Photo taken by Isaac Würmann in a media advance for the art installation.
Photo taken by Isaac Würmann in a media advance for the art installation.

Photo taken by Isaac Würmann in a media advance for the art installation.

By Meagan Casalino

From Sept. 25 to Oct. 16, the Carleton University Art Gallery is hosting an exhibit featuring vamps – the decorated top part of moccasins – laid out on a path as though you would be walking along side these missing and murdered women as you tour the room. Walking With Our Sisters aims to use Indigenous artwork to honour and raise awareness for missing and murdered First Nations women and two-spirit people.

Christi Belcourt, the woman with the vision behind the project, said the unfinished moccasins are meant to represent how the women and children’s lives were incomplete. Each one is created to represent individuals; some are decorated by family and friends, others by strangers who feel a connection to this national crisis. Belcourt said she wanted people to see a visual representation of the missing and murdered Aboriginal women in Canada and around the world.

After hearing a mother’s story about losing her daughter, Belcourt said the overwhelming emotion drove her to create the concept. She reached out online to the community of people who had suffered a loss. She said she hopes that this project bring awareness to this issue and help family members cope as it tours Canada.

A local volunteer, Nancy, said she tries to see the good that has come out of these tragedies. “[I feel] very connected seeing the work and the beauty that’s been put into these vamps. Some of them are very powerful, there has been a lot of work, a lot of time and a lot of heart and energy put into them.”

The vamps, hand-sewn with beads, feathers, photos and names, shows people that they don’t just represent numbers, but independent and unique women.

Just outside St. Patrick’s building is a teepee and sacred fire set up for participants to say a prayer for the women. Elders and volunteers stoke the fire, educating people on the issue, as well as their own traditional practices.

Sam Bean, a first-year Carleton student, said he was moved by the memorial. “It humanized the women. There were so many vamps that it’s hard to wrap your mind around how each one of those moccasins would have been filled by a person.”

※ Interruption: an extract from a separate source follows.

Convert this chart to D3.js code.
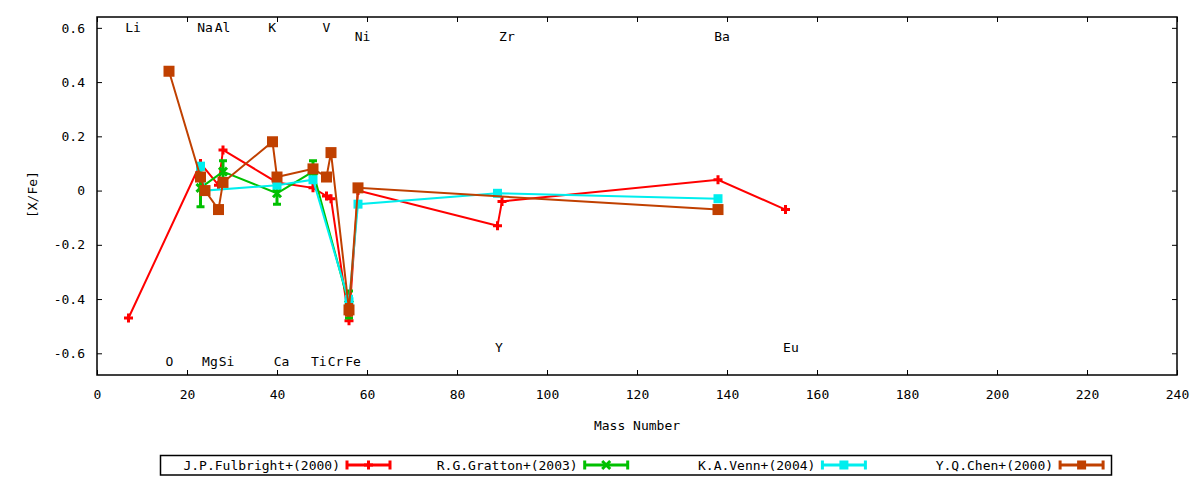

Before entering the exhibition, participants are asked to smudge – a blessing using sweet grass to cleanse the soul – and take off their shoes before they walk onto the red cloth and cedar branches. Each vamp is blessed before being placed down on the cloth using gloves. All these measures are used to make the space sacred and to bless these women and children’s souls.

Belcourt designed the eagle staffs placed along the path of vamps — one to honour the missing women and the other the murdered. The feathers attached to the staffs are from family members who have lost someone near to their hearts. This memorial brings comfort to the family and friends as well as to those who feel touched by these losses.

“The primary goal of the entire ceremony is the act of love, the act of compassion and the act of honouring,” Belcourt said. “There is something incredibly powerful about seeing a physical representation, not only of the loss of so many, but the physical representation of the love and the care that people are exhibiting.”